COACH IZZO: Well, Idong, we've had a strange situation with him. He didn't play for a lot of games, and all of a sudden in two games, he actually played some minutes and 11 straight, or 11 in the first half in one game, which has huge. He has length. The hands thing, you know, is still a factor. It's better but it still is a problem. He fumbled a couple of balls that definitely were lay-ups.
He's smart. He'll do whatever you ask him to do, and he's got some toughness to him. I mean, people banging him has no effect on him. Doesn't bother him a bit. And so that is a big quality. He's getting better at walling people. He wants to block everything, and that got him into foul trouble and quick fouls in a lot of games.
So I think now that he's walling people and just being big, what he is, with some length, it's definitely helped us. And you've got a guy like Dorsey who is 6-8 but jumps out, strong; I think length bothered Blair some, and hopefully that's one area that we can bother them a little bit in.

Q. You talk about Morgan in foul trouble, I would assume he's the guy at least one of the starters you want on Douglas-Roberts or do you worry --
COACH IZZO: That is the big thing for today and tomorrow, you know, is figure out how much switching we're still going to do. And we've adjusted that over the last eight games, really, for Wisconsin, Indiana on. Definitely he'll get his shot at Douglas-Roberts, but it won't be one guy. It will be a bunch of different guys, and it will be a bunch of guys at one time.

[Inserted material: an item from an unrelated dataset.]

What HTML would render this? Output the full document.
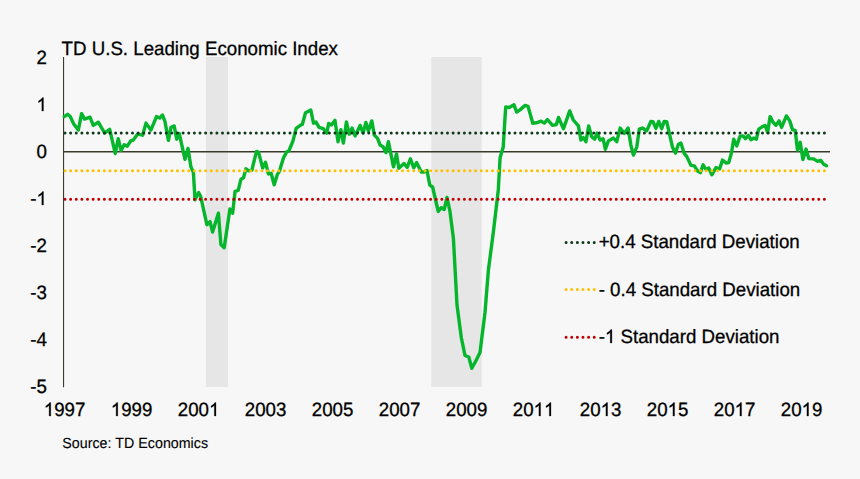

I think the guy, like I said, he's like a Steve Smith with his length and ball handling skills, maybe even more athletic, and he's very, very good, so it won't be a one-dimensional guy. But we definitely have to have Morgan able to guard him, and I think he is capable of guarding him. He's stronger. But he's got to stay out of foul trouble.

Q. If you get a No. 1 seed and if you beat a Texas in its own backyard, can you put in perspective what a weekend win like that would mean?
COACH IZZO: Well, we've had some incredible weekend wins in the regionals. You know, the one in Detroit is still my favorite. The Duke/Kentucky one was probably bigger as far as mean teams. We did get in a bracket where there are no real upsets, so we don't get to play a 17-seed or anything. We've got to play somebody -- you know we have to play the real deal, and nobody is going to be able to say we got there the easy way. You know it would be a humongous weekend for the team, the program, the players, but that's a lot to do. And then you have to go to somebody else's home turf and you do get by one and they win, and Stanford, you know, has got giants inside.
It's going to be an interesting game. That game is going to be interesting, because two contrasting styles, for sure, in Texas and Stanford, but the advantage with us is we still have to win the weekend, and we'll still go there thinking we have to win the weekend. But the first game is a lot more daunting task than we've had in a lot; if you look at going against Syracuse that one year, going against Duke was a very good team, but I don't think the caliber that Memphis is as far as a good basketball team.
So what would it be? It would be awesome, but a lot of work to do in between.